Herta Müller | How Could I Forgive
”Reconciliation? How can I reconcile with a regime? It’s a huge machine. Each person was the dictatorship itself.” Interview with German-Romanian writer Herta Müller, who received the Nobel Prize in Literature in 2009. If you only see one interview with her, it must be this one!
The Louisiana Literature Festival 2014 closed with this rare pearl of a conversation. The Danish writer and journalist Niels Barfoed interviewed his longstanding friend Herta Müller in front of a breathtaken audience.
In the conversation Müller talked about her childhood years as well as living under a ruthless dictatorship. Working as a translator in a factory, the regime repeatedly tried to convince her to switch sides and spy on the workers. When Müller refused, she herself became a state enemy.
Müller tells: ”Then when the rumor spread that I worked for the secret police the workers in the hall would cat-call me. They said I was an agent and whistled and booed me. I found that so hard. Everyone believes it. I can’t tell hundreds of people that it’s not true. Everything had become derailed. The world was somehow upside down. Slander is the worst. Criticism, attacks, you can defend yourself. But slander is the worst. It’s perverse.”
Müller goes on telling about the many times she was beaten and interrogated by the secret police. How she hid poems and early writings.

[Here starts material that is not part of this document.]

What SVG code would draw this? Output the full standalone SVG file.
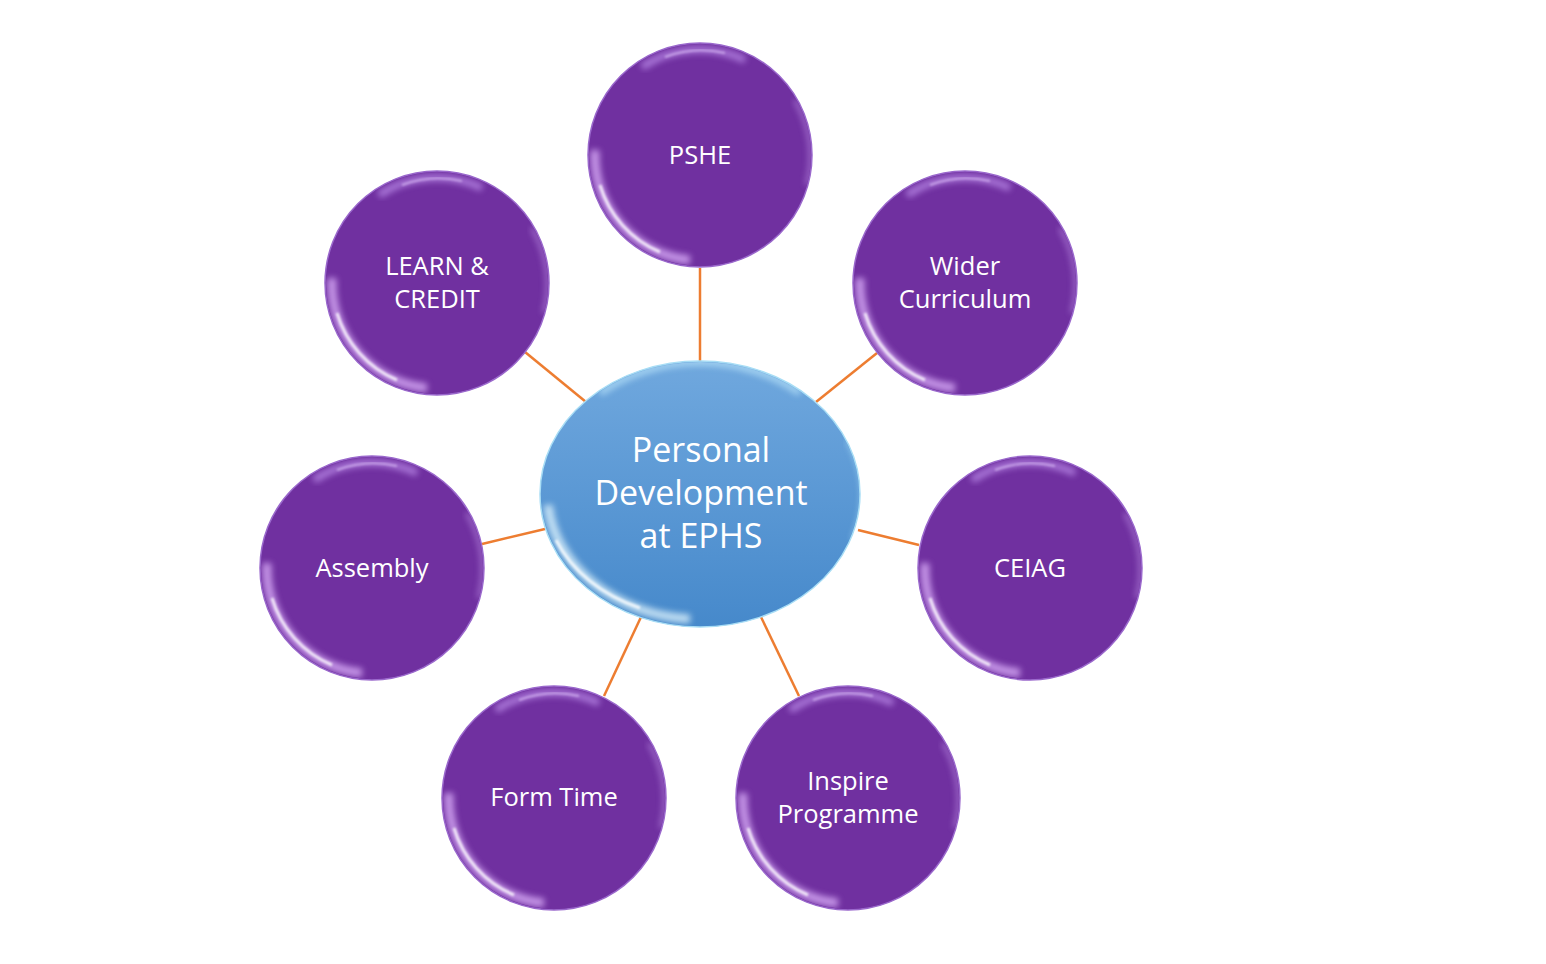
<svg xmlns="http://www.w3.org/2000/svg" xmlns:xlink="http://www.w3.org/1999/xlink" width="1546" height="964" viewBox="0 0 1546 964">
<style>
.lbl{font-family:"Open Sans","Noto Sans","Liberation Sans",sans-serif;fill:#ffffff;text-anchor:middle;font-size:25.5px}
.ctr{font-size:34px}
.conn line{stroke:#ED7D31;stroke-width:2.5}
</style>
<defs>
<filter id="blur" x="-20%" y="-20%" width="140%" height="140%"><feGaussianBlur stdDeviation="1.2"/></filter>
<filter id="soft" x="-30%" y="-30%" width="160%" height="160%"><feGaussianBlur stdDeviation="3"/></filter>
<clipPath id="cc"><circle r="111"/></clipPath>
<clipPath id="ec"><ellipse cx="700" cy="494" rx="159" ry="132"/></clipPath>
<linearGradient id="blue" x1="0" y1="0" x2="0" y2="1">
<stop offset="0" stop-color="#70A8DE"/>
<stop offset="1" stop-color="#4689CB"/>
</linearGradient>
<g id="ball">
<circle r="112" fill="#7030A0" stroke="#9A68CC" stroke-width="1.5"/>
<g clip-path="url(#cc)">
<path d="M -10 105 A 105 105 0 0 1 -105 -5" fill="none" stroke="#E2B8FF" stroke-width="9" opacity="0.75" filter="url(#soft)"/>
<path d="M -40 97 A 105 105 0 0 1 -100 30" fill="none" stroke="#FFFFFF" stroke-width="3" opacity="0.8" filter="url(#blur)"/>
<path d="M -58 -88 A 105 105 0 0 1 45 -95" fill="none" stroke="#D2A8FF" stroke-width="7" opacity="0.6" filter="url(#soft)"/>
<path d="M -35 -98 A 105 105 0 0 1 25 -102" fill="none" stroke="#E8D0FF" stroke-width="2" opacity="0.6" filter="url(#blur)"/>
<path d="M 95 -55 A 108 108 0 0 1 107 30" fill="none" stroke="#C9A0F0" stroke-width="4" opacity="0.6" filter="url(#soft)"/>
</g>
</g>
</defs>
<rect width="1546" height="964" fill="#ffffff"/>
<g id="connectors" class="conn">
<line x1="700" y1="268" x2="700" y2="362"/>
<line x1="525" y1="352" x2="586" y2="402"/>
<line x1="877" y1="353" x2="816" y2="402"/>
<line x1="482" y1="544" x2="545" y2="529"/>
<line x1="858" y1="530" x2="919" y2="545"/>
<line x1="641" y1="617" x2="604" y2="696"/>
<line x1="761" y1="617" x2="799" y2="696"/>
</g>
<g id="center">
<ellipse cx="700" cy="494" rx="160" ry="133" fill="url(#blue)" stroke="#A8DDF5" stroke-width="1.5"/>
<g clip-path="url(#ec)">
<path d="M 600 393 A 153 126 0 0 1 800 393" fill="none" stroke="#C8F0FF" stroke-width="7" opacity="0.6" filter="url(#soft)"/>
<path d="M 690 619 A 153 126 0 0 1 548 505" fill="none" stroke="#E8FAFF" stroke-width="9" opacity="0.75" filter="url(#soft)"/>
<path d="M 640 608 A 153 126 0 0 1 556 540" fill="none" stroke="#FFFFFF" stroke-width="3" opacity="0.8" filter="url(#blur)"/>
<path d="M 848 440 A 156 129 0 0 1 853 540" fill="none" stroke="#B8ECFF" stroke-width="4" opacity="0.7" filter="url(#soft)"/>
</g>
<text class="lbl ctr" x="701" y="462">Personal</text>
<text class="lbl ctr" x="701" y="505">Development</text>
<text class="lbl ctr" x="701" y="548">at EPHS</text>
</g>
<g id="pshe"><use xlink:href="#ball" x="700" y="155"/><text class="lbl" x="700" y="164">PSHE</text></g>
<g id="learn"><use xlink:href="#ball" x="437" y="283"/><text class="lbl" x="437" y="275">LEARN &amp;</text><text class="lbl" x="437" y="308">CREDIT</text></g>
<g id="wider"><use xlink:href="#ball" x="965" y="283"/><text class="lbl" x="965" y="275">Wider</text><text class="lbl" x="965" y="308">Curriculum</text></g>
<g id="assembly"><use xlink:href="#ball" x="372" y="568"/><text class="lbl" x="372" y="577">Assembly</text></g>
<g id="ceiag"><use xlink:href="#ball" x="1030" y="568"/><text class="lbl" x="1030" y="577">CEIAG</text></g>
<g id="formtime"><use xlink:href="#ball" x="554" y="798"/><text class="lbl" x="554" y="806">Form Time</text></g>
<g id="inspire"><use xlink:href="#ball" x="848" y="798"/><text class="lbl" x="848" y="790">Inspire</text><text class="lbl" x="848" y="823">Programme</text></g>
</svg>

And how she reflects upon that time today: ”For me, reconciliation has religious connotations. I don’t know what it means either. It can’t be forgotten. You need two sides for any reconciliation. I would need someone to do that with. One of the people who put me through that. Firstly, it’s not a person, it’s a state, a regime. How can I reconcile with a regime? It’s a huge machine. They represented power and were more than just people. They were also institutions. Each person was the dictatorship itself. He embodied and represented it.”

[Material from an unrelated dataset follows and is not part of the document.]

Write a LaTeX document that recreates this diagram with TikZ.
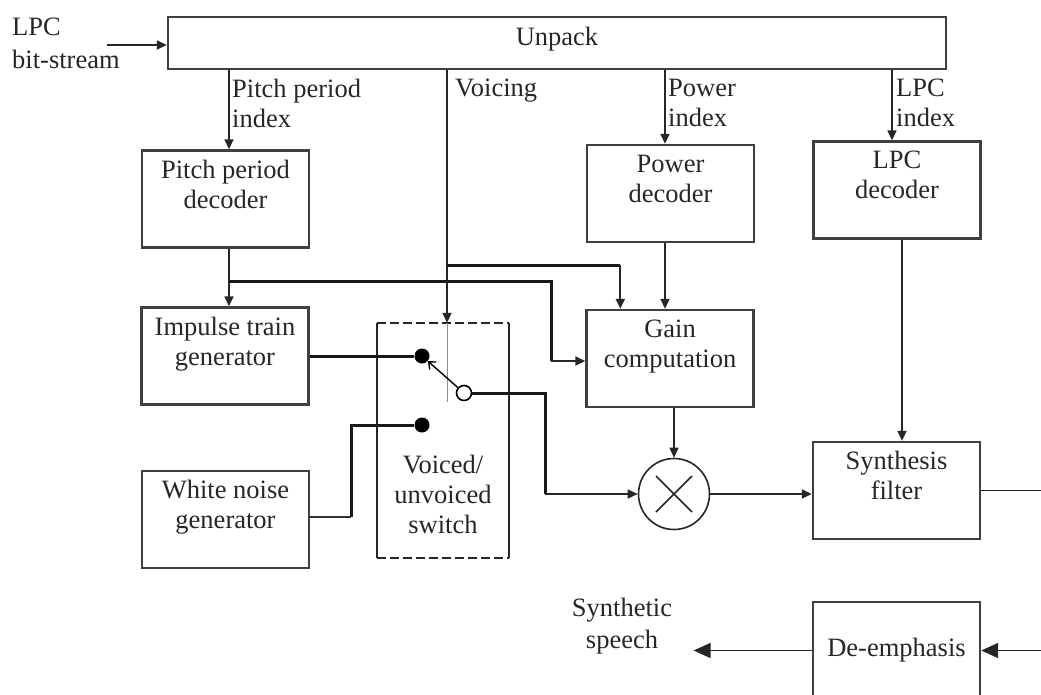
\documentclass[tikz,border=0pt]{standalone}
\usepackage{fontspec}
\setmainfont{Liberation Serif}
\usetikzlibrary{arrows.meta,calc}
\begin{document}
\begin{tikzpicture}[x=1pt,y=-1pt,
  font=\fontsize{26.5}{30}\selectfont,
  blk/.style={draw=black!75, line width=2.4pt, minimum width=167pt, minimum height=97pt, align=center, inner sep=0pt, text=black!85},
  lbl/.style={inner sep=0pt, align=left, anchor=north west, text=black!85},
  conn/.style={line width=1.6pt, draw=black!85},
  arr/.style={conn, -{Triangle[length=10pt,width=9pt]}},
  bigarr/.style={conn, -{Triangle[length=17pt,width=15pt]}},
  heavy/.style={line width=3pt, draw=black!90},
  dot/.style={circle, fill=black, inner sep=0pt, minimum size=15pt},
  odot/.style={circle, draw=black, line width=1.6pt, fill=white, inner sep=0pt, minimum size=15pt},
]
\useasboundingbox (0,0) rectangle (1041,694);

% blocks
\node[blk, minimum width=778pt, minimum height=52pt, text depth=14pt] (unpack) at (557,43) {Unpack};
\node[blk] (pitch) at (225.5,199) {Pitch period\\decoder\\\mbox{}};
\node[blk] (impulse) at (225,356) {Impulse train\\generator\\\mbox{}};
\node[blk] (noise) at (225.5,519.5) {White noise\\generator\\\mbox{}};
\node[blk] (power) at (670.5,193.5) {Power\\decoder\\\mbox{}};
\node[blk] (lpcdec) at (897,190) {LPC\\decoder\\\mbox{}};
\node[blk] (gain) at (670,358.5) {Gain\\computation\\\mbox{}};
\node[blk] (synth) at (896.5,490.5) {Synthesis\\filter\\\mbox{}};
\node[blk] (deemph) at (896.5,650.5) {De-emphasis};

% texts
\node[lbl] (src) at (12,18) {LPC\\[3pt]bit-stream};
\node[lbl] (lpitch) at (232,79) {Pitch period\\index};
\node[lbl] (lvoice) at (455,79) {Voicing};
\node[lbl] (lpower) at (668,79) {Power\\index};
\node[lbl] (llpc) at (896,79) {LPC\\index};
\node[align=center, text=black!85] (speech) at (622,626) {Synthetic\\[2pt]speech};

% switch
\node[minimum width=132pt, minimum height=235pt, inner sep=0pt] (sw) at (443,440.5) {};
\draw[line width=2.4pt, black!85, dash pattern=on 9pt off 4pt] (sw.north west) -- (sw.north east);
\draw[line width=2.4pt, black!85, dash pattern=on 9pt off 4pt] (sw.south west) -- (sw.south east);
\draw[conn] (sw.north west) -- (sw.south west);
\draw[conn] (sw.north east) -- (sw.south east);
\node[align=center, text=black!85] (swlbl) at (443,494) {Voiced/\\unvoiced\\switch};
\node[dot] (d1) at (422,356) {};
\node[dot] (d2) at (422,425) {};
\node[odot] (o) at (464,393) {};

% multiplier
\node[circle, draw=black!85, line width=1.6pt, minimum size=71pt, inner sep=0pt] (mult) at (674,494) {};
\draw[line width=1.5pt, black!85] ($(mult)+(-18,-18)$) -- ($(mult)+(18,18)$);
\draw[line width=1.5pt, black!85] ($(mult)+(-18,18)$) -- ($(mult)+(18,-18)$);

% coordinates
\coordinate (in) at (107,45);
\coordinate (px) at ([xshift=3.5pt]pitch.north);
\coordinate (pxs) at ([xshift=3.5pt]pitch.south);
\coordinate (pj) at (229,281);
\coordinate (vj) at (447,265);
\coordinate (vb) at ($(gain.north west)+(35,0)$);
\coordinate (gin) at ($(gain.west)+(0,2.5)$);
\coordinate (gbend) at ($(gin)+(-34,0)$);
\coordinate (pwx) at ([xshift=-5.5pt]power.north);
\coordinate (pws) at ([xshift=-5.5pt]power.south);
\coordinate (lx) at ([xshift=-5pt]lpcdec.north);
\coordinate (lsx) at ([xshift=5pt]lpcdec.south);
\coordinate (nb) at ($(noise.east)+(41,-2.5)$);
\coordinate (ob) at ($(o)+(81,0)$);
\coordinate (rt) at (1041,490.5);
\coordinate (rt2) at (1041,650.5);
\coordinate (out) at ($(speech.east |- deemph.west)+(18,0)$);

% connectors
\draw[arr] (in) -- (in -| unpack.west);
\draw[arr] (px |- unpack.south) -- (px);
\draw[arr] (unpack.south -| vj) -- (sw.north -| vj);
\draw[black!45, line width=0.8pt] (sw.north -| vj) -- ($(vj |- o)+(0,9)$);
\draw[arr] (unpack.south -| pwx) -- (pwx);
\draw[arr] (unpack.south -| lx) -- (lx);

\draw[arr] (pxs) -- (pxs |- impulse.north);
\draw[heavy] (pj) -- (pj -| gbend) -- (gbend);
\draw[arr] (gbend) -- (gin);
\draw[heavy] (vj) -- (vj -| vb);
\draw[arr, line width=2pt] (vj -| vb) -- (vb);
\draw[arr] (pws) -- (pws |- gain.north);

\draw[heavy] (impulse.east) -- (d1);
\draw[line width=2pt, black!80] (noise.east |- nb) -- (nb);
\draw[heavy] (nb) |- (d2);
\draw[line width=1.4pt, black, -{Straight Barb[length=6pt,width=10pt]}] (o) -- (d1);

\draw[heavy] (o.east) -- (ob) -- (ob |- mult);
\draw[arr] (ob |- mult) -- (mult.west);
\draw[arr] (gain.south -| mult) -- (mult.north);
\draw[arr] (mult.east) -- (mult.east -| synth.west);
\draw[arr] (lsx) -- (lsx |- synth.north);
\draw[conn] (synth.east) -- (rt);
\draw[bigarr] (rt2) -- (deemph.east);
\draw[bigarr] (deemph.west) -- (out);
\end{tikzpicture}
\end{document}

Müller continues: ”They never said that they were sorry. Not one of them has ever said sorry to me for anything. I wouldn’t know what to do. I’d have to ask: ’Comrade, who killed my friend Roland Kirsch?’ Would he give me an answer? I doubt it. And my dead friends? After everything I know, and that they won’t come back. They were great people. I loved them. They were young. They wanted to live. They did nothing. They were decent. The criminals are still here today. I want nothing to do with them. I know too much.”
Herta Müller (b. 1953) is a German-Romanian novelist, poet and essayist. In 2009 she received the Nobel Prize in Literature. Born in the small village of Nitchidorf in Romania, her native language is German. Müller is noted for her works depicting the effects of violence, cruelty and terror, usually in the setting of Communist Romania under the repressive Nicolae Ceausescu regime which she has experienced herself. Her much acclaimed 2009 novel The Hunger Angel (Atemschaukel) portrays the deportation of Romania’s German minority to Stalinist Gulags during the Soviet occupation of Romania. On October 8th, 2009, the Swedish Academy announced that she had been awarded the Nobel Prize in Literature, describing her as a woman “who, with the concentration of poetry and the frankness of prose, depicts the landscape of the dispossessed.”
Herta Müller was interviewed by Danish writer and journalist Niels Barfoed at the Louisiana Literature festival 2014.